Benchmarking Conventional and Learned Video Codecs with a Low-Delay Configuration
Siyue Teng, Yuxuan Jiang, Ge Gao, Fan Zhang, Thomas Davis, Zoe Liu, David Bull
TL;DR
This study benchmarks six codecs—VVC VTM, JVET ECM, AV1 libaom, AVM, and neural DCVC-DC/DCVC-FM—under a strictly low-delay configuration using MPEG JVET/AOM test conditions in YCbCr 4:2:0. It leverages BD-rate based on PSNR and VMAF to compare performance while also quantifying encoding/decoding complexity on a standard hardware platform. Results indicate that ECM-LDB provides the strongest PSNR BD-rate gains (around 18% over VTM-LDB, 18.8% over DCVC-DC, and 16% over AVM), with neural codecs approaching ECM in VMAF but requiring higher computational resources. Across resolutions, higher-quality gains emerge for some codecs, yet learned methods exhibit content-dependent variability, particularly on sequences with large background motion, underscoring the need for low-latency, low-complexity improvements for real-time streaming scenarios.
Abstract
Recent advances in video compression have seen significant coding performance improvements with the development of new standards and learning-based video codecs. However, most of these works focus on application scenarios that allow a certain amount of system delay (e.g., Random Access mode in MPEG codecs), which is not always acceptable for live delivery. This paper conducts a comparative study of state-of-the-art conventional and learned video coding methods based on a low delay configuration. Specifically, this study includes two MPEG standard codecs (H.266/VVC VTM and JVET ECM), two AOM codecs (AV1 libaom and AVM), and two recent neural video coding models (DCVC-DC and DCVC-FM). To allow a fair and meaningful comparison, the evaluation was performed on test sequences defined in the AOM and MPEG common test conditions in the YCbCr 4:2:0 color space.
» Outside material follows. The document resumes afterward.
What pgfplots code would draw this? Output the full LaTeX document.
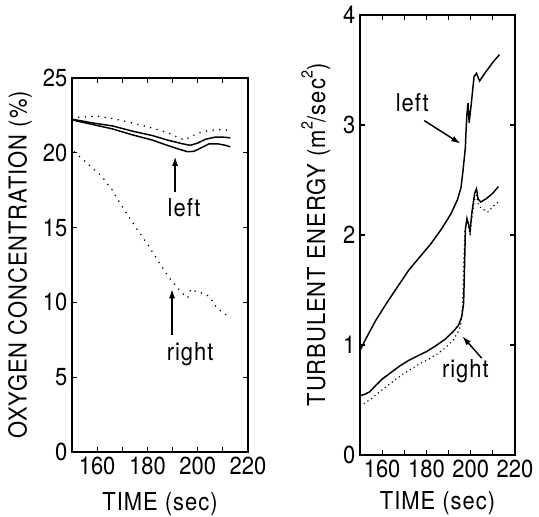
\documentclass[border=0pt]{standalone}
\usepackage{fontspec}
\setmainfont{TeX Gyre Heros}[FakeStretch=0.89]
\newfontfamily\labelfamily{TeX Gyre Heros}[FakeStretch=0.89, LetterSpace=4]
\usepackage{pgfplots}
\pgfplotsset{compat=1.18}
\usetikzlibrary{arrows.meta}

\newcommand{\bigfont}{\fontsize{18.5}{20}\selectfont}
\newcommand{\labfont}{\labelfamily\fontsize{18.5}{20}\selectfont}
\newcommand{\sq}{\raisebox{0.5em}{\fontsize{12}{12}\selectfont 2}}
\pgfplotsset{
  panel/.style={
    scale only axis, xmin=150, xmax=220,
    xtick={160,180,200,220}, minor xtick={170,190,210},
    axis line style={line width=1.1pt},
    tick align=inside, major tick length=3.5pt, minor tick length=3.5pt,
    every tick/.style={black, line width=0.9pt},
    tick label style={font=\bigfont},
    /pgf/number format/assume math mode=true,
    anchor=south west,
  },
}
\tikzset{
  solidline/.style={black, line width=1.1pt},
  dotline/.style={black, line width=1.3pt, line cap=round, dash pattern=on 0pt off 5pt},
  dotlinefine/.style={black, line width=1.2pt, line cap=round, dash pattern=on 0pt off 3.3pt},
  note/.style={-{Latex[length=7pt,width=4.5pt]}, line width=1.1pt},
}

\begin{document}
\begin{tikzpicture}[x=1pt,y=1pt]
\path[use as bounding box] (0,0) rectangle (404.25,387.75);

% oxygen concentration
\begin{axis}[panel, at={(54pt,48.75pt)}, width=132pt, height=280.5pt,
  ymin=0, ymax=25, ytick={0,5,...,25},
  xlabel={TIME (sec)}, ylabel={OXYGEN CONCENTRATION (\%)},
  every axis x label/.style={at={(axis description cs:0.5,-0.14)}, anchor=center, font=\labfont},
  every axis y label/.style={at={(axis description cs:-0.295,0.5)}, rotate=90, anchor=center, font=\labfont}]
  % left, two solid lines and a dotted one
  \addplot[solidline] coordinates {(150,22.25) (158,22.0) (166,21.8) (174,21.45) (182,21.15) (188,20.85) (194,20.6) (197,20.5) (200,20.65) (203,20.9) (207,21.05) (210,21.05) (213,21.0)};
  \addplot[solidline] coordinates {(150,22.2) (158,21.9) (166,21.6) (174,21.2) (182,20.85) (187,20.55) (191.5,20.3) (196,20.07) (198.5,20.1) (201,20.3) (204.5,20.6) (208,20.6) (211,20.5) (213,20.4)};
  \addplot[dotline] coordinates {(150,22.35) (155,22.4) (160,22.45) (166,22.3) (175,21.95) (182,21.65) (188.7,21.3) (194.7,20.85) (198,21.15) (201,21.35) (204.7,21.5) (209,21.55) (213,21.5)};
  % right
  \addplot[dotline] coordinates {(151,20.05) (156,19.3) (162,18.4) (166,17.5) (170,16.4) (175,15.1) (180,13.9) (184.7,12.65) (188,11.8) (191.3,11.1) (194,10.6) (196,10.3) (197.3,10.9) (199,10.75) (200.7,10.66) (203.3,10.55) (205,10.3) (207.3,9.7) (210,9.3) (213,9.0)};
  \draw[note] (axis cs:191,17.4) -- (axis cs:191,19.75);
  \node[font=\labfont] at (axis cs:194.6,16.3) {left};
  \draw[note] (axis cs:189.8,7.8) -- (axis cs:189.8,10.9);
  \node[font=\labfont] at (axis cs:197,6.55) {right};
\end{axis}

% turbulent energy
\begin{axis}[panel, at={(270pt,46.5pt)}, width=116.25pt, height=330pt,
  ymin=0, ymax=4, ytick={0,1,2,3,4},
  xlabel={TIME (sec)}, ylabel={TURBULENT ENERGY (m\sq/sec\sq)},
  every axis x label/.style={at={(axis description cs:0.5,-0.11)}, anchor=center, font=\labfont},
  every axis y label/.style={at={(axis description cs:-0.285,0.5)}, rotate=90, anchor=center, font=\labfont}]
  % left
  \addplot[solidline] coordinates {(150,0.95) (153,1.07) (157,1.22) (162,1.38) (167,1.53) (172,1.68) (177,1.8) (182,1.92) (187,2.06) (191,2.19) (194,2.32) (195.6,2.43) (196.5,2.58) (197.2,2.72) (197.6,2.8) (197.9,2.95) (198.3,3.1) (198.8,3.2) (199.3,3.02) (200.3,3.2) (201.5,3.44) (202.6,3.47) (204,3.40) (206,3.46) (210,3.57) (213,3.64)};
  % right, solid and dotted
  \addplot[solidline] coordinates {(150,0.54) (152,0.55) (154.4,0.575) (157,0.63) (160,0.69) (164,0.75) (168,0.81) (172,0.86) (176,0.9) (180,0.94) (184,0.99) (188.3,1.05) (192,1.12) (194.5,1.18) (196,1.26) (196.8,1.38) (197.2,1.70) (197.6,2.05) (198.3,2.15) (199,2.10) (199.7,2.03) (200.5,2.2) (201.8,2.38) (202.6,2.42) (203.3,2.33) (204.5,2.30) (207,2.33) (210,2.38) (212.5,2.44)};
  \addplot[dotlinefine] coordinates {(150,0.46) (152,0.47) (155,0.51) (158,0.56) (161,0.61) (165,0.67) (169,0.73) (173,0.78) (177,0.83) (181,0.87) (185,0.92) (188.3,0.97) (192,1.04) (194.3,1.12) (195.5,1.18) (196.4,1.38) (196.9,1.75) (197.4,2.05) (198.2,2.13) (199,2.08) (199.7,2.0) (200.5,2.15) (201.8,2.33) (202.6,2.36) (203.5,2.27) (205,2.24) (207.8,2.21) (210,2.26) (212.5,2.30)};
  \draw[note] (axis cs:179,3.04) -- (axis cs:195.4,2.83);
  \node[font=\labfont] at (axis cs:173.6,3.2) {left};
  \draw[note] (axis cs:205,0.88) -- (axis cs:196.2,1.08);
  \node[font=\labfont] at (axis cs:197.6,0.76) {right};
\end{axis}
\end{tikzpicture}
\end{document}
The evaluation results show that the JVET ECM codecs offer the best overall coding performance among all codecs tested, with a 16.1% (based on PSNR) average BD-rate saving over AOM AVM, and 11.0% over DCVC-FM. We also observed inconsistent performance with the learned video codecs, DCVC-DC and DCVC-FM, for test content with large background motions.